マスクをお付けいただき、オンライン賛美歌9番「たくさん悩んでみたけれど」(©️柳本和良)を歌います。

 

 

主の祈り

共に、イエス様が弟子たちに教えられた最も基本的な祈りを祈りましょう。讃美歌21の93-5Aです。オンライン賛美歌の後ろの方の4頁にも掲載しています。主の祈り……

 

 

報 告

本日も教会に集まって、また配信を通して、聖書研究祈祷会にご参加くださり、感謝致します。先週の聖書研究祈祷会は、教会に集まった5名、同時に視聴された1名、計6名が参加されました。
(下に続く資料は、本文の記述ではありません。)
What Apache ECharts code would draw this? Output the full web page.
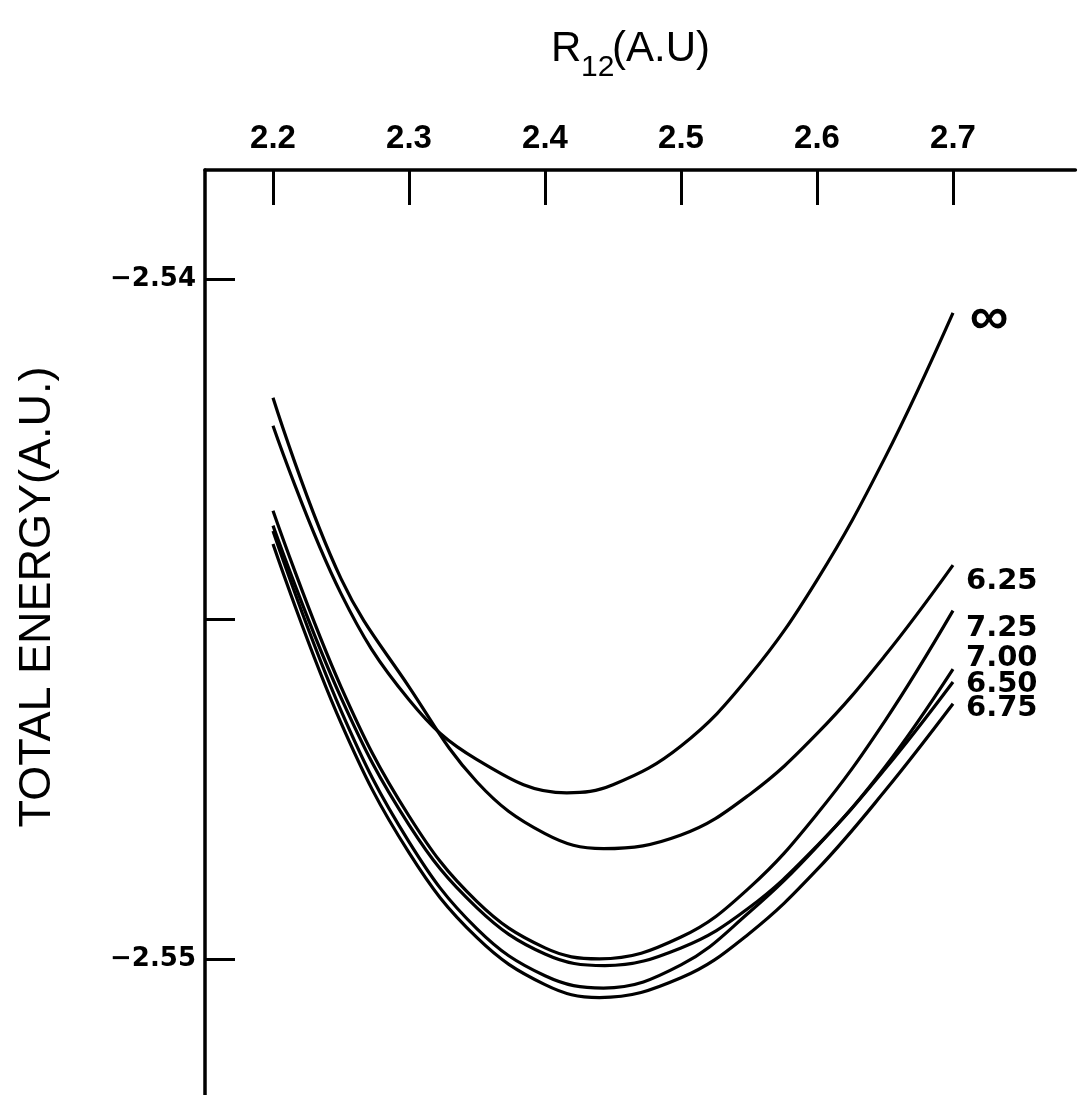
<!DOCTYPE html>
<html><head><meta charset="utf-8">
<script src="https://cdn.jsdelivr.net/npm/echarts@6/dist/echarts.min.js"></script>
<style>html,body{margin:0;padding:0;background:#fff}#c{width:1078px;height:1095px}</style>
</head><body><div id="c"></div>
<script>
// ---- data ----
const curveNames = ['\u221E', '6.25', '7.25', '6.50', '7.00', '6.75'];
const rInf = [2.20, 2.25, 2.30, 2.35, 2.416, 2.45, 2.50, 2.55, 2.60, 2.65, 2.70];
const eInf = [-2.54216, -2.54463, -2.54619, -2.54707, -2.54756, -2.54744, -2.54687, -2.54585, -2.54443, -2.54263, -2.54050];
const r625 = [2.20, 2.25, 2.30, 2.35, 2.40, 2.443, 2.50, 2.55, 2.60, 2.65, 2.70];
const e625 = [-2.54175, -2.54441, -2.54600, -2.54740, -2.54816, -2.54838, -2.54818, -2.54759, -2.54669, -2.54554, -2.54421];
const r725 = [2.20, 2.25, 2.30, 2.35, 2.40, 2.44, 2.50, 2.55, 2.60, 2.65, 2.70];
const e725 = [-2.54341, -2.54600, -2.54790, -2.54916, -2.54984, -2.55000, -2.54968, -2.54896, -2.54787, -2.54650, -2.54488];
const r650 = [2.20, 2.25, 2.30, 2.35, 2.40, 2.444, 2.50, 2.55, 2.60, 2.65, 2.70];
const e650 = [-2.54363, -2.54616, -2.54803, -2.54925, -2.54993, -2.55010, -2.54984, -2.54925, -2.54834, -2.54721, -2.54593];
const r700 = [2.20, 2.25, 2.30, 2.35, 2.40, 2.443, 2.50, 2.55, 2.60, 2.65, 2.70];
const e700 = [-2.54371, -2.54635, -2.54828, -2.54956, -2.55025, -2.55043, -2.55009, -2.54932, -2.54835, -2.54718, -2.54574];
const r675 = [2.20, 2.25, 2.30, 2.35, 2.40, 2.44, 2.50, 2.55, 2.60, 2.65, 2.70];
const e675 = [-2.54390, -2.54653, -2.54844, -2.54969, -2.55038, -2.55057, -2.55028, -2.54963, -2.54869, -2.54753, -2.54625];
const xTickValues = [2.2, 2.3, 2.4, 2.5, 2.6, 2.7];
const yTickValues = [-2.54, -2.545, -2.55];
const yLabelValues = [-2.54, -2.55];
const xTitleMain = 'R', xTitleSub = '12', xTitleUnit = '(A.U)';
const yTitle = 'TOTAL ENERGY(A.U.)';

// ---- styles ----
const seriesR = [rInf, r625, r725, r650, r700, r675];
const seriesE = [eInf, e625, e725, e650, e700, e675];
const labelOffsets = [[0, 0], [9, 16], [9, 18], [9, 2], [9, -11], [9, 5]];

const chart = echarts.init(document.getElementById('c'), null, {renderer: 'canvas'});
const series = curveNames.map((name, k) => ({
  name: name,
  type: 'line',
  smooth: 0.4,
  showSymbol: false,
  symbol: 'none',
  clip: false,
  lineStyle: {color: '#000', width: 3.2},
  data: seriesR[k].map((r, i) => [r, seriesE[k][i]]),
  endLabel: {
    show: k > 0,
    formatter: () => name,
    color: '#000',
    fontFamily: 'DejaVu Sans',
    fontWeight: 'bold',
    fontSize: 29,
    offset: labelOffsets[k],
    distance: 4
  }
}));

const baseGraphic = [
  {type: 'text', x: 551, y: 70, style: {text: xTitleMain, fill: '#000', font: '42px "Liberation Sans"', verticalAlign: 'bottom'}},
  {type: 'text', x: 581, y: 83, style: {text: xTitleSub, fill: '#000', font: '30px "Liberation Sans"', verticalAlign: 'bottom'}},
  {type: 'text', x: 612, y: 70, style: {text: xTitleUnit, fill: '#000', font: '42px "Liberation Sans"', verticalAlign: 'bottom'}},
  {type: 'text', x: 38, y: 597, rotation: Math.PI / 2,
    style: {text: yTitle, fill: '#000', font: '45px "Liberation Sans"', align: 'center', verticalAlign: 'middle'}}
];

chart.setOption({
  animation: false,
  backgroundColor: '#fff',
  grid: {left: 205, top: 170, width: 870.4, height: 924.8, containLabel: false},
  xAxis: {
    type: 'value', position: 'top', min: 2.15, max: 2.79,
    axisLine: {show: true, onZero: false, lineStyle: {color: '#000', width: 3.5}},
    axisTick: {show: true, inside: true, length: 35, customValues: xTickValues, lineStyle: {color: '#000', width: 3}},
    axisLabel: {show: true, customValues: xTickValues, margin: 15, color: '#000',
      fontFamily: 'Liberation Sans', fontWeight: 'bold', fontSize: 33,
      formatter: v => v.toFixed(1)},
    splitLine: {show: false}
  },
  yAxis: {
    type: 'value', min: -2.552, max: -2.5384,
    axisLine: {show: true, onZero: false, lineStyle: {color: '#000', width: 3.5}},
    axisTick: {show: true, inside: true, length: 30, customValues: yTickValues, lineStyle: {color: '#000', width: 3}},
    axisLabel: {show: true, customValues: yLabelValues, margin: 9, color: '#000',
      fontFamily: 'DejaVu Sans', fontWeight: 'bold', fontSize: 26,
      formatter: v => '\u2212' + Math.abs(v).toFixed(2)},
    splitLine: {show: false}
  },
  graphic: baseGraphic,
  series: series
});

// label for the infinity curve, placed next to its last point
const lastInf = [rInf[rInf.length - 1], eInf[eInf.length - 1]];
const pInf = chart.convertToPixel({gridIndex: 0}, lastInf);
chart.setOption({
  graphic: baseGraphic.concat([
    {type: 'text', x: pInf[0] + 36, y: pInf[1] + 6,
      style: {text: curveNames[0], fill: '#000', font: 'bold 54px "Liberation Sans"', align: 'center', verticalAlign: 'middle'}}
  ])
});
</script>
</body></html>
後から動画や原稿を見て祈りを合わせてくださった方も感謝致します。

 

配信終了後、時間のある方は14:30まで、聖研の質問や感想、キリスト教について気になっていることなど自由に聞ける第二部「分かち合い」の時を開きます。人前でお祈りするのを遠慮したい方は、飛ばしてもらうこともできます。よかったらぜひご参加ください。

 

それではまた、日曜日まで、皆さん一人一人に神様の平和がありますように。